Goal | Can you transcribe every line exactly and leave the pictures behind?

Data |
┌──
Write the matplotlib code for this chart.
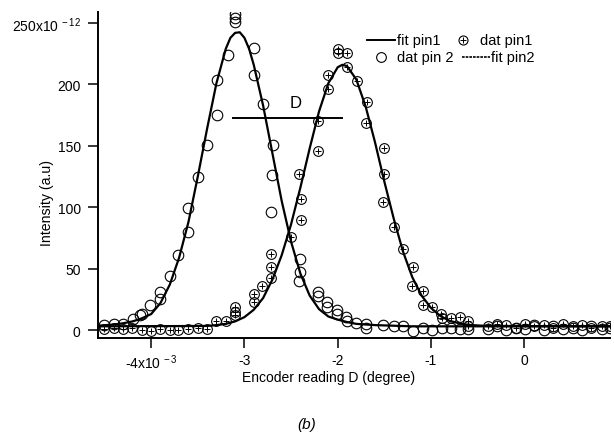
import matplotlib
matplotlib.use("Agg")
import matplotlib.pyplot as plt
from matplotlib.lines import Line2D

plt.rcParams["font.family"] = ["Liberation Sans", "DejaVu Sans"]
plt.rcParams["mathtext.fontset"] = "custom"
plt.rcParams["mathtext.rm"] = "Liberation Sans"
plt.rcParams["mathtext.default"] = "regular"

# encoder reading in units of 1e-3 degree, intensity in units of 1e-12
pin1_x = [-4.51, -4.40, -4.30, -4.21, -4.10, -4.00, -3.90, -3.80, -3.71, -3.61,
          -3.50, -3.40, -3.31, -3.20, -3.10, -3.10, -3.10, -2.90, -2.90, -2.81,
          -2.71, -2.71, -2.71, -2.50, -2.39, -2.39, -2.41, -2.21, -2.21, -2.10,
          -2.10, -2.00, -2.00, -1.90, -1.90, -1.79, -1.69, -1.70, -1.50, -1.50,
          -1.51, -1.40, -1.30, -1.19, -1.20, -1.09, -1.09, -0.99, -0.89, -0.88,
          -0.79, -0.69, -0.60, -0.60,
          -0.39, -0.29, -0.19, -0.09, 0.01, 0.11, 0.21, 0.31, 0.42, 0.52,
          0.62, 0.72, 0.83, 0.92]
pin1_y = [1, 2, 1, 2, 0, -1, 1, 0, 0, 1,
          2, 1, 7, 7, 12, 15, 19, 23, 29, 36,
          42, 51, 62, 76, 90, 107, 127, 146, 170, 196,
          208, 226, 229, 226, 214, 203, 186, 169, 148, 127,
          104, 84, 66, 51, 36, 32, 20, 19, 13, 10,
          10, 11, 7, 3,
          3, 5, 4, 2, 5, 3, 4, 2, 5, 3,
          4, 2, 3, 3]

pin2_x = [-4.51, -4.40, -4.30, -4.20, -4.12, -4.10, -4.01, -3.91, -3.90, -3.80,
          -3.71, -3.60, -3.60, -3.50, -3.40, -3.29, -3.29, -3.18, -3.10, -3.10,
          -3.10, -2.90, -2.90, -2.80, -2.69, -2.70, -2.71, -2.40, -2.40, -2.41,
          -2.21, -2.21, -2.11, -2.11, -2.01, -2.01, -1.91, -1.90, -1.80, -1.70,
          -1.70, -1.51, -1.40, -1.30, -1.19, -1.09, -0.99, -0.88, -0.79, -0.69,
          -0.60,
          -0.39, -0.29, -0.19, -0.09, 0.01, 0.11, 0.21, 0.31, 0.42, 0.52,
          0.62, 0.72, 0.83, 0.92]
pin2_y = [4, 5, 5, 9, 12, 13, 20, 25, 31, 44,
          61, 80, 99, 125, 151, 175, 204, 224, 251, 254,
          257, 230, 208, 184, 151, 126, 96, 58, 47, 40,
          31, 28, 23, 19, 16, 13, 11, 7, 6, 5,
          2, 4, 3, 3, -1, 2, 0, 2, 2, 1,
          1,
          1, 3, 0, 2, 1, 4, 0, 3, 1, 2,
          0, 3, 1, 2]

fit1_x = [-4.57, -3.4, -3.3, -3.2, -3.1, -3.0, -2.9, -2.8, -2.7, -2.6, -2.5,
          -2.4, -2.3, -2.2, -2.1, -2.0, -1.95, -1.9, -1.8, -1.7, -1.6, -1.5,
          -1.4, -1.3, -1.2, -1.1, -1.0, -0.9, -0.8, -0.7, -0.6, -0.4, 0.92]
fit1_y = [3, 3.3, 4, 5, 7, 10.5, 16.5, 26, 41, 61, 86,
          116, 148, 178, 201, 214, 216, 215, 204, 182, 153, 121,
          91, 64, 43, 28, 18, 11.5, 7.5, 5.5, 4.2, 3.3, 3]

fit2_x = [-4.57, -4.4, -4.3, -4.2, -4.1, -4.0, -3.9, -3.8, -3.7, -3.6, -3.5,
          -3.4, -3.3, -3.2, -3.15, -3.1, -3.05, -3.0, -2.95, -2.9, -2.8, -2.7,
          -2.6, -2.5, -2.4, -2.3, -2.2, -2.1, -2.0, -1.9, -1.8, -1.6, -1.4,
          -1.2, -1.0, 0.92]
fit2_y = [3.5, 4.5, 5.5, 7, 9.5, 13, 22, 37, 59, 88, 125,
          164, 201, 229, 238, 242, 242.5, 238, 229, 216, 183, 144,
          105, 72, 46, 28, 17, 11, 8.5, 6.5, 5, 4, 3.5,
          3, 3, 3]

d_line_x = [-3.12, -1.95]
d_line_y = 173

x_ticks = [-4, -3, -2, -1, 0]
x_tick_labels = ["-4x10$^{\\,-3}$", "-3", "-2", "-1", "0"]
y_ticks = [0, 50, 100, 150, 200, 250]
y_tick_labels = ["0", "50", "100", "150", "200", "250x10$^{\\,-12}$"]


def px(x, y):
    # figure pixel position -> figure fraction (origin top left)
    return x / 614, 1 - y / 439


def main():
    fig = plt.figure(figsize=(6.14, 4.39), dpi=100)
    ax = fig.add_axes([98 / 614, 1 - 339 / 439, 512 / 614, 326 / 439])

    ax.plot(fit2_x, fit2_y, color="black", lw=1.6)
    ax.plot(fit1_x, fit1_y, color="black", lw=1.6)

    ax.plot(pin2_x, pin2_y, "o", ms=7.6, mfc="none", mec="black", mew=0.8)
    ax.plot(pin1_x, pin1_y, "o", ms=7.0, mfc="none", mec="black", mew=0.8)
    ax.plot(pin1_x, pin1_y, "+", ms=4.0, color="black", mew=0.7)

    ax.plot(d_line_x, [d_line_y, d_line_y], color="black", lw=1.4)
    ax.text(-2.45, 185, "D", fontsize=12, ha="center", va="center")

    ax.set_xlim(-4.57, 0.92)
    ax.set_ylim(-6.5, 259)
    ax.set_xticks(x_ticks)
    ax.set_xticklabels(x_tick_labels)
    ax.set_yticks(y_ticks)
    ax.set_yticklabels(y_tick_labels)
    ax.tick_params(direction="out", length=7, width=1.1, labelsize=10)
    ax.tick_params(axis="x", pad=3.5)
    ax.tick_params(axis="y", pad=5.5)
    for side in ["top", "right"]:
        ax.spines[side].set_visible(False)
    for side in ["left", "bottom"]:
        ax.spines[side].set_linewidth(1.4)

    ax.set_xlabel("Encoder reading D (degree)", fontsize=10)
    ax.set_ylabel("Intensity (a.u)", fontsize=10.2)
    ax.xaxis.set_label_coords(0.451, -0.098)
    ax.yaxis.set_label_coords(-0.086, 0.417)

    # legend, laid out by hand like the original
    fs = 10.5
    x0, y0 = px(367, 41)
    x1, _ = px(395, 41)
    fig.add_artist(Line2D([x0, x1], [y0, y0], color="black", lw=1.4))
    fig.text(*px(397, 41), "fit pin1", fontsize=fs, va="center")
    fig.add_artist(Line2D([px(463, 41)[0]], [y0], marker="o", ms=6.5,
                          mfc="none", mec="black", mew=0.8))
    fig.add_artist(Line2D([px(463, 41)[0]], [y0], marker="+", ms=4.0,
                          color="black", mew=0.7))
    fig.text(*px(480, 41), "dat pin1", fontsize=fs, va="center")
    _, y1 = px(381, 58)
    fig.add_artist(Line2D([px(381, 58)[0]], [y1], marker="o", ms=7.0,
                          mfc="none", mec="black", mew=0.8))
    fig.text(*px(397, 58), "dat pin 2", fontsize=fs, va="center")
    fig.add_artist(Line2D([px(462, 58)[0], px(490, 58)[0]], [y1, y1],
                          color="black", lw=1.2, linestyle=(0, (1.6, 0.6))))
    fig.text(*px(491, 58), "fit pin2", fontsize=fs, va="center")

    fig.text(*px(307, 425), "(b)", fontsize=11, style="italic",
             ha="center", va="center")

    fig.savefig("out.png", dpi=100)


if __name__ == "__main__":
    main()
└──
The response |
Write the matplotlib code for this chart.
import matplotlib
matplotlib.use("Agg")
import matplotlib.pyplot as plt
from matplotlib.lines import Line2D

plt.rcParams["font.family"] = ["Liberation Sans", "DejaVu Sans"]
plt.rcParams["mathtext.fontset"] = "custom"
plt.rcParams["mathtext.rm"] = "Liberation Sans"
plt.rcParams["mathtext.default"] = "regular"

# encoder reading in units of 1e-3 degree, intensity in units of 1e-12
pin1_x = [-4.51, -4.40, -4.30, -4.21, -4.10, -4.00, -3.90, -3.80, -3.71, -3.61,
          -3.50, -3.40, -3.31, -3.20, -3.10, -3.10, -3.10, -2.90, -2.90, -2.81,
          -2.71, -2.71, -2.71, -2.50, -2.39, -2.39, -2.41, -2.21, -2.21, -2.10,
          -2.10, -2.00, -2.00, -1.90, -1.90, -1.79, -1.69, -1.70, -1.50, -1.50,
          -1.51, -1.40, -1.30, -1.19, -1.20, -1.09, -1.09, -0.99, -0.89, -0.88,
          -0.79, -0.69, -0.60, -0.60,
          -0.39, -0.29, -0.19, -0.09, 0.01, 0.11, 0.21, 0.31, 0.42, 0.52,
          0.62, 0.72, 0.83, 0.92]
pin1_y = [1, 2, 1, 2, 0, -1, 1, 0, 0, 1,
          2, 1, 7, 7, 12, 15, 19, 23, 29, 36,
          42, 51, 62, 76, 90, 107, 127, 146, 170, 196,
          208, 226, 229, 226, 214, 203, 186, 169, 148, 127,
          104, 84, 66, 51, 36, 32, 20, 19, 13, 10,
          10, 11, 7, 3,
          3, 5, 4, 2, 5, 3, 4, 2, 5, 3,
          4, 2, 3, 3]

pin2_x = [-4.51, -4.40, -4.30, -4.20, -4.12, -4.10, -4.01, -3.91, -3.90, -3.80,
          -3.71, -3.60, -3.60, -3.50, -3.40, -3.29, -3.29, -3.18, -3.10, -3.10,
          -3.10, -2.90, -2.90, -2.80, -2.69, -2.70, -2.71, -2.40, -2.40, -2.41,
          -2.21, -2.21, -2.11, -2.11, -2.01, -2.01, -1.91, -1.90, -1.80, -1.70,
          -1.70, -1.51, -1.40, -1.30, -1.19, -1.09, -0.99, -0.88, -0.79, -0.69,
          -0.60,
          -0.39, -0.29, -0.19, -0.09, 0.01, 0.11, 0.21, 0.31, 0.42, 0.52,
          0.62, 0.72, 0.83, 0.92]
pin2_y = [4, 5, 5, 9, 12, 13, 20, 25, 31, 44,
          61, 80, 99, 125, 151, 175, 204, 224, 251, 254,
          257, 230, 208, 184, 151, 126, 96, 58, 47, 40,
          31, 28, 23, 19, 16, 13, 11, 7, 6, 5,
          2, 4, 3, 3, -1, 2, 0, 2, 2, 1,
          1,
          1, 3, 0, 2, 1, 4, 0, 3, 1, 2,
          0, 3, 1, 2]

fit1_x = [-4.57, -3.4, -3.3, -3.2, -3.1, -3.0, -2.9, -2.8, -2.7, -2.6, -2.5,
          -2.4, -2.3, -2.2, -2.1, -2.0, -1.95, -1.9, -1.8, -1.7, -1.6, -1.5,
          -1.4, -1.3, -1.2, -1.1, -1.0, -0.9, -0.8, -0.7, -0.6, -0.4, 0.92]
fit1_y = [3, 3.3, 4, 5, 7, 10.5, 16.5, 26, 41, 61, 86,
          116, 148, 178, 201, 214, 216, 215, 204, 182, 153, 121,
          91, 64, 43, 28, 18, 11.5, 7.5, 5.5, 4.2, 3.3, 3]

fit2_x = [-4.57, -4.4, -4.3, -4.2, -4.1, -4.0, -3.9, -3.8, -3.7, -3.6, -3.5,
          -3.4, -3.3, -3.2, -3.15, -3.1, -3.05, -3.0, -2.95, -2.9, -2.8, -2.7,
          -2.6, -2.5, -2.4, -2.3, -2.2, -2.1, -2.0, -1.9, -1.8, -1.6, -1.4,
          -1.2, -1.0, 0.92]
fit2_y = [3.5, 4.5, 5.5, 7, 9.5, 13, 22, 37, 59, 88, 125,
          164, 201, 229, 238, 242, 242.5, 238, 229, 216, 183, 144,
          105, 72, 46, 28, 17, 11, 8.5, 6.5, 5, 4, 3.5,
          3, 3, 3]

d_line_x = [-3.12, -1.95]
d_line_y = 173

x_ticks = [-4, -3, -2, -1, 0]
x_tick_labels = ["-4x10$^{\\,-3}$", "-3", "-2", "-1", "0"]
y_ticks = [0, 50, 100, 150, 200, 250]
y_tick_labels = ["0", "50", "100", "150", "200", "250x10$^{\\,-12}$"]


def px(x, y):
    # figure pixel position -> figure fraction (origin top left)
    return x / 614, 1 - y / 439


def main():
    fig = plt.figure(figsize=(6.14, 4.39), dpi=100)
    ax = fig.add_axes([98 / 614, 1 - 339 / 439, 512 / 614, 326 / 439])

    ax.plot(fit2_x, fit2_y, color="black", lw=1.6)
    ax.plot(fit1_x, fit1_y, color="black", lw=1.6)

    ax.plot(pin2_x, pin2_y, "o", ms=7.6, mfc="none", mec="black", mew=0.8)
    ax.plot(pin1_x, pin1_y, "o", ms=7.0, mfc="none", mec="black", mew=0.8)
    ax.plot(pin1_x, pin1_y, "+", ms=4.0, color="black", mew=0.7)

    ax.plot(d_line_x, [d_line_y, d_line_y], color="black", lw=1.4)
    ax.text(-2.45, 185, "D", fontsize=12, ha="center", va="center")

    ax.set_xlim(-4.57, 0.92)
    ax.set_ylim(-6.5, 259)
    ax.set_xticks(x_ticks)
    ax.set_xticklabels(x_tick_labels)
    ax.set_yticks(y_ticks)
    ax.set_yticklabels(y_tick_labels)
    ax.tick_params(direction="out", length=7, width=1.1, labelsize=10)
    ax.tick_params(axis="x", pad=3.5)
    ax.tick_params(axis="y", pad=5.5)
    for side in ["top", "right"]:
        ax.spines[side].set_visible(False)
    for side in ["left", "bottom"]:
        ax.spines[side].set_linewidth(1.4)

    ax.set_xlabel("Encoder reading D (degree)", fontsize=10)
    ax.set_ylabel("Intensity (a.u)", fontsize=10.2)
    ax.xaxis.set_label_coords(0.451, -0.098)
    ax.yaxis.set_label_coords(-0.086, 0.417)

    # legend, laid out by hand like the original
    fs = 10.5
    x0, y0 = px(367, 41)
    x1, _ = px(395, 41)
    fig.add_artist(Line2D([x0, x1], [y0, y0], color="black", lw=1.4))
    fig.text(*px(397, 41), "fit pin1", fontsize=fs, va="center")
    fig.add_artist(Line2D([px(463, 41)[0]], [y0], marker="o", ms=6.5,
                          mfc="none", mec="black", mew=0.8))
    fig.add_artist(Line2D([px(463, 41)[0]], [y0], marker="+", ms=4.0,
                          color="black", mew=0.7))
    fig.text(*px(480, 41), "dat pin1", fontsize=fs, va="center")
    _, y1 = px(381, 58)
    fig.add_artist(Line2D([px(381, 58)[0]], [y1], marker="o", ms=7.0,
                          mfc="none", mec="black", mew=0.8))
    fig.text(*px(397, 58), "dat pin 2", fontsize=fs, va="center")
    fig.add_artist(Line2D([px(462, 58)[0], px(490, 58)[0]], [y1, y1],
                          color="black", lw=1.2, linestyle=(0, (1.6, 0.6))))
    fig.text(*px(491, 58), "fit pin2", fontsize=fs, va="center")

    fig.text(*px(307, 425), "(b)", fontsize=11, style="italic",
             ha="center", va="center")

    fig.savefig("out.png", dpi=100)


if __name__ == "__main__":
    main()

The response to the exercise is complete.